The Prince Motors Co. was a Taiwanese automobile manufacturing company established on 6 July 1965 by Hsu Sheng-fa. Initially, Prince Motors Co. imported chassis and assembles commercial vehicles and utility trucks and was the main procuration of the Japanese Komatsu and Mitsubishi Kato trucks. Starting from 1971, Prince Motors Co. also produced Nissan Homer commercial vehicles for Nissan and further introduced products labelled YLN-251, 252, 253, 255 under the sales partner of Yulon Nissan in Taiwan.

Starting from the 1970s to 1980s, the increasing demands of the Nissan Homer vans created the venues for the company to produce self branded Prince forklifts. After the contract with Nissan ended, the company started the contract with the Japanese Suzuki and Isuzu brands and the assembly line was located in Tucheng District, New Taipei City, Taiwan.

From 1990, Prince Motors Co started to produce and sell models including the Suzuki Cultus, Suzuki Escudo, Suzuki Vitara, Suzuki Grand Vitara, Suzuki Carry, and Suzuki Every. In 2001, the Suzuki Solio was also added to replace the Suzuki Cultus and became the best selling subcompact cars in Taiwan with sales of over 30 thousand annually. The Suzuki Solio was later replaced by the Suzuki Swift which also was produced by Prince Motors Co. in Taiwan.

In 2007, Hsu Sheng-fa, the founder of Prince Motors Co. went bankrupt due to the failure of investments.
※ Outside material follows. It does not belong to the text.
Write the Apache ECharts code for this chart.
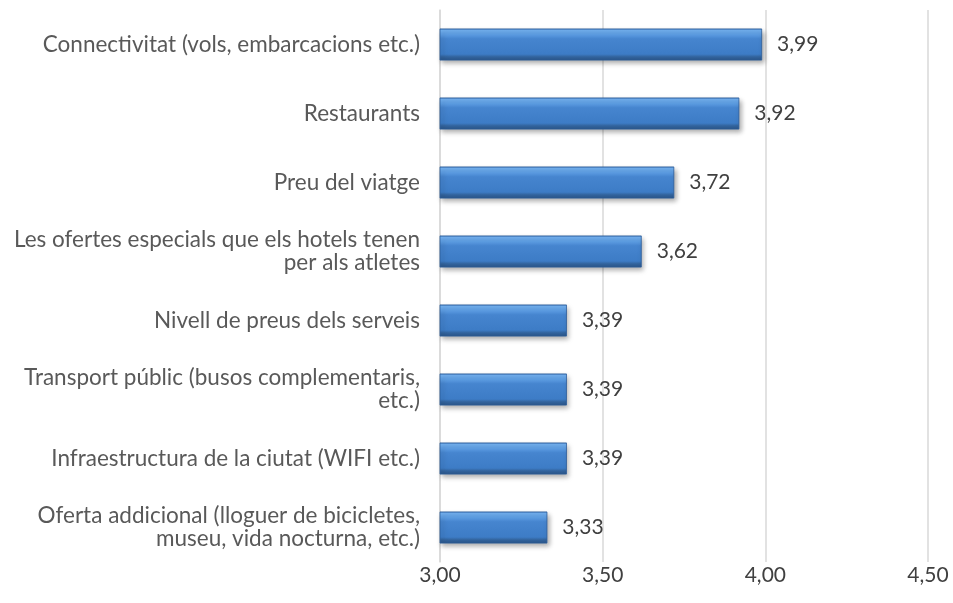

In 2009, Chery Automobile Co., an emerging carmaker from mainland China, has agreed with Taiwan's Shengrong Auto, a subsidiary of Prince Motors, to make its own brand cars in Taiwan for the local and foreign markets. Products produced in Taiwan includes the Chery A3 sedan and hatchback. The deal resulted in the refusal of Suzuki supplying parts to Prince Motors, only allowing complete imported vehicles to be sold in Taiwan.

In 2011, Prince Motors went bankrupt and the demise of the Prince Motors Co. ended the 22-year contract between Suzuki and Prince Motors Co. Production and sales along with 20% share from Prince Motors Co. were returned to Suzuki Taiwan.